__What is expected__: Retype, exactly as they stand, the lines from the start of the data to the line that contains "from plotly.colors import sample_colorscale", both ends included. Leave the pictures out.
## Begin Available data
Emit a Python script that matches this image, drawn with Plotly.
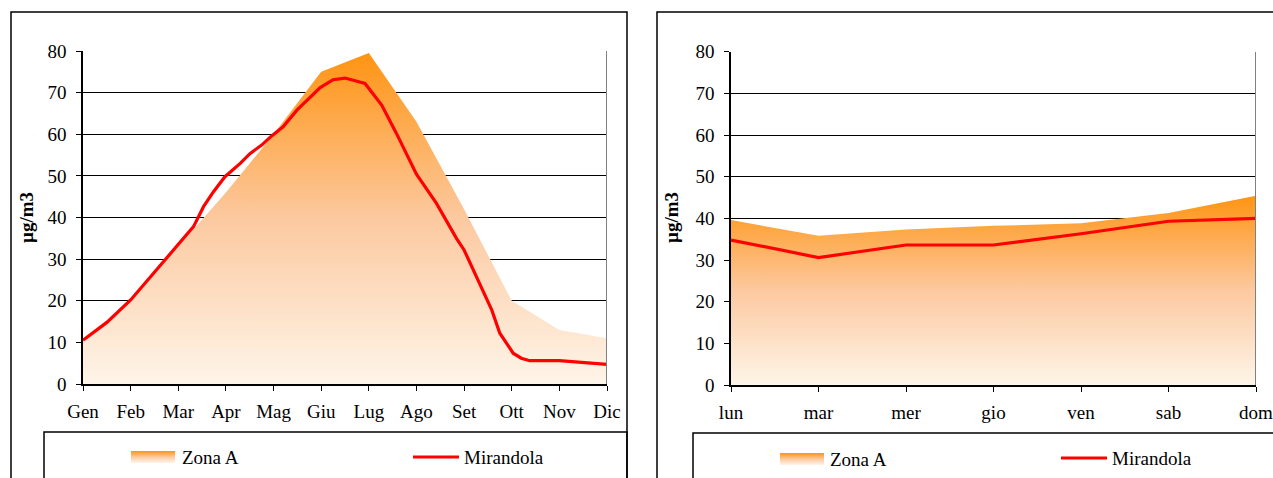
import plotly.graph_objects as go
from plotly.colors import sample_colorscale

# dati mensili
mesi = ["Gen", "Feb", "Mar", "Apr", "Mag", "Giu", "Lug", "Ago", "Set", "Ott", "Nov", "Dic"]
zona_a_mesi = [10, 20, 33, 46, 60, 75, 79.5, 63, 42, 20, 13, 11]
mirandola_mesi_x = [0, 0.5, 1, 1.5, 2.07, 2.32, 2.53, 2.74, 2.98, 3.3, 3.51, 3.75, 3.96,
                    4.2, 4.49, 4.77, 4.98, 5.25, 5.5, 5.92, 6.27, 6.58, 7.0, 7.42, 7.84,
                    8.0, 8.28, 8.58, 8.75, 8.89, 9.03, 9.2, 9.38, 10, 11]
mirandola_mesi = [10.5, 14.8, 20.2, 26.9, 34.6, 37.8, 42.6, 46.2, 49.8, 53.0, 55.4, 57.4, 59.6,
                  61.8, 65.8, 69.0, 71.2, 73.1, 73.5, 72.2, 67.0, 60.2, 50.4, 43.4, 35.0,
                  32.2, 25.4, 17.8, 12.2, 9.8, 7.4, 6.2, 5.6, 5.6, 4.7]

# dati settimanali
giorni = ["lun", "mar", "mer", "gio", "ven", "sab", "dom"]
zona_a_sett = [39.6, 35.8, 37.3, 38.2, 38.8, 41.3, 45.4]
mirandola_sett = [34.8, 30.6, 33.6, 33.6, 36.3, 39.3, 40.0]

W, H = 1273, 478
FONT = "Liberation Serif"
SCALA = [[0, "#FEF5E9"], [0.5, "#FCC9A0"], [1, "#FF9412"]]


def xp(px):
    return px / W


def yp(py):
    return 1 - py / H


fig = go.Figure()

# Zona A mensile (area con gradiente)
fig.add_trace(go.Scatter(
    x=list(range(len(mesi))), y=zona_a_mesi, mode="lines", fill="tozeroy",
    line=dict(width=0, color="#FF9412"),
    fillgradient=dict(type="vertical", colorscale=SCALA, start=0, stop=max(zona_a_mesi)),
    xaxis="x", yaxis="y", showlegend=False, hoverinfo="skip"))
fig.add_trace(go.Scatter(
    x=mirandola_mesi_x, y=mirandola_mesi, mode="lines",
    line=dict(width=3.2, color="#FF0000"), xaxis="x", yaxis="y", showlegend=False))

# Zona A settimanale
fig.add_trace(go.Scatter(
    x=list(range(len(giorni))), y=zona_a_sett, mode="lines", fill="tozeroy",
    line=dict(width=0, color="#FF9412"),
    fillgradient=dict(type="vertical", colorscale=SCALA, start=0, stop=max(zona_a_sett)),
    xaxis="x2", yaxis="y2", showlegend=False, hoverinfo="skip"))
fig.add_trace(go.Scatter(
    x=list(range(len(giorni))), y=mirandola_sett, mode="lines",
    line=dict(width=3.2, color="#FF0000"), xaxis="x2", yaxis="y2", showlegend=False))

tickfont = dict(family=FONT, size=19, color="black")
asse_y = dict(range=[0, 80], dtick=10, showgrid=True, gridcolor="black", gridwidth=1,
              showline=True, linecolor="black", linewidth=1.5, zeroline=False,
              ticks="outside", ticklen=5, tickcolor="black", tickfont=tickfont,
              ticklabelstandoff=6, automargin=False, fixedrange=True)
asse_x = dict(showgrid=False, showline=True, linecolor="black", linewidth=1.5,
              zeroline=False, ticks="outside", ticklen=5, tickcolor="black",
              tickfont=tickfont, ticklabelstandoff=4, ticklabeloverflow="allow",
              automargin=False, fixedrange=True)

fig.update_layout(
    width=W, height=H, margin=dict(l=0, r=0, t=0, b=0, autoexpand=False),
    paper_bgcolor="white", plot_bgcolor="white",
    xaxis=dict(asse_x, domain=[xp(83), xp(607)], range=[0, 11],
               tickvals=list(range(12)), ticktext=mesi, anchor="y"),
    yaxis=dict(asse_y, domain=[yp(384), yp(51)], anchor="x"),
    xaxis2=dict(asse_x, domain=[xp(731), xp(1256)], range=[0, 6],
                tickvals=list(range(7)), ticktext=giorni, anchor="y2"),
    yaxis2=dict(asse_y, domain=[yp(385), yp(51.7)], anchor="x2"),
)

shapes = []
# bordo destro grigio dell'area del grafico
shapes.append(dict(type="line", xref="x", yref="y", x0=11, x1=11, y0=0, y1=80,
                   line=dict(color="#808080", width=2)))
shapes.append(dict(type="line", xref="x2", yref="y2", x0=6, x1=6, y0=0, y1=80,
                   line=dict(color="#808080", width=2)))
# cornici esterne
shapes.append(dict(type="rect", xref="paper", yref="paper", x0=xp(11), x1=xp(627),
                   y0=yp(500), y1=yp(12), line=dict(color="black", width=1.5)))
shapes.append(dict(type="rect", xref="paper", yref="paper", x0=xp(657), x1=xp(1290),
                   y0=yp(500), y1=yp(12), line=dict(color="black", width=1.5)))
# riquadri legenda
shapes.append(dict(type="rect", xref="paper", yref="paper", x0=xp(44), x1=xp(627),
                   y0=yp(500), y1=yp(432), line=dict(color="black", width=1.5)))
shapes.append(dict(type="rect", xref="paper", yref="paper", x0=xp(693), x1=xp(1290),
                   y0=yp(500), y1=yp(433), line=dict(color="black", width=1.5)))

annotations = []
# legende
for sw_x, sw_y, txt_x, ln_x, ln_y, txt2_x in [(131, 451, 180, 413, 457, 462),
                                               (780, 453, 828, 1061, 458, 1110)]:
    n = 12
    cols = sample_colorscale(SCALA, [1 - (i + 0.5) / n for i in range(n)])
    for i, c in enumerate(cols):
        shapes.append(dict(type="rect", xref="paper", yref="paper",
                           x0=xp(sw_x), x1=xp(sw_x + 44),
                           y0=yp(sw_y + (i + 1) * 1.0), y1=yp(sw_y + i * 1.0),
                           fillcolor=c, line=dict(width=0)))
    shapes.append(dict(type="line", xref="paper", yref="paper",
                       x0=xp(ln_x), x1=xp(ln_x + 46), y0=yp(ln_y), y1=yp(ln_y),
                       line=dict(color="#FF0000", width=3.2)))
    annotations.append(dict(text="Zona A", xref="paper", yref="paper", x=xp(txt_x),
                            y=yp(sw_y + 6), xanchor="left", yanchor="middle",
                            showarrow=False, font=tickfont))
    annotations.append(dict(text="Mirandola", xref="paper", yref="paper", x=xp(txt2_x),
                            y=yp(ln_y), xanchor="left", yanchor="middle",
                            showarrow=False, font=tickfont))

# titoli asse y
for tx in (26, 671):
    annotations.append(dict(text="<b>µg/m3</b>", xref="paper", yref="paper", x=xp(tx),
                            y=yp(218), textangle=-90, showarrow=False,
                            xanchor="center", yanchor="middle",
                            font=dict(family=FONT, size=19, color="black")))

fig.update_layout(shapes=shapes, annotations=annotations)

# niente margine del body, cosi' la figura parte da (0, 0)
fig.write_html("out.html", config={"displayModeBar": False},
               post_script="document.body.style.margin = '0';")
## End Available data
__Reply to the exercise__:
Emit a Python script that matches this image, drawn with Plotly.
import plotly.graph_objects as go
from plotly.colors import sample_colorscale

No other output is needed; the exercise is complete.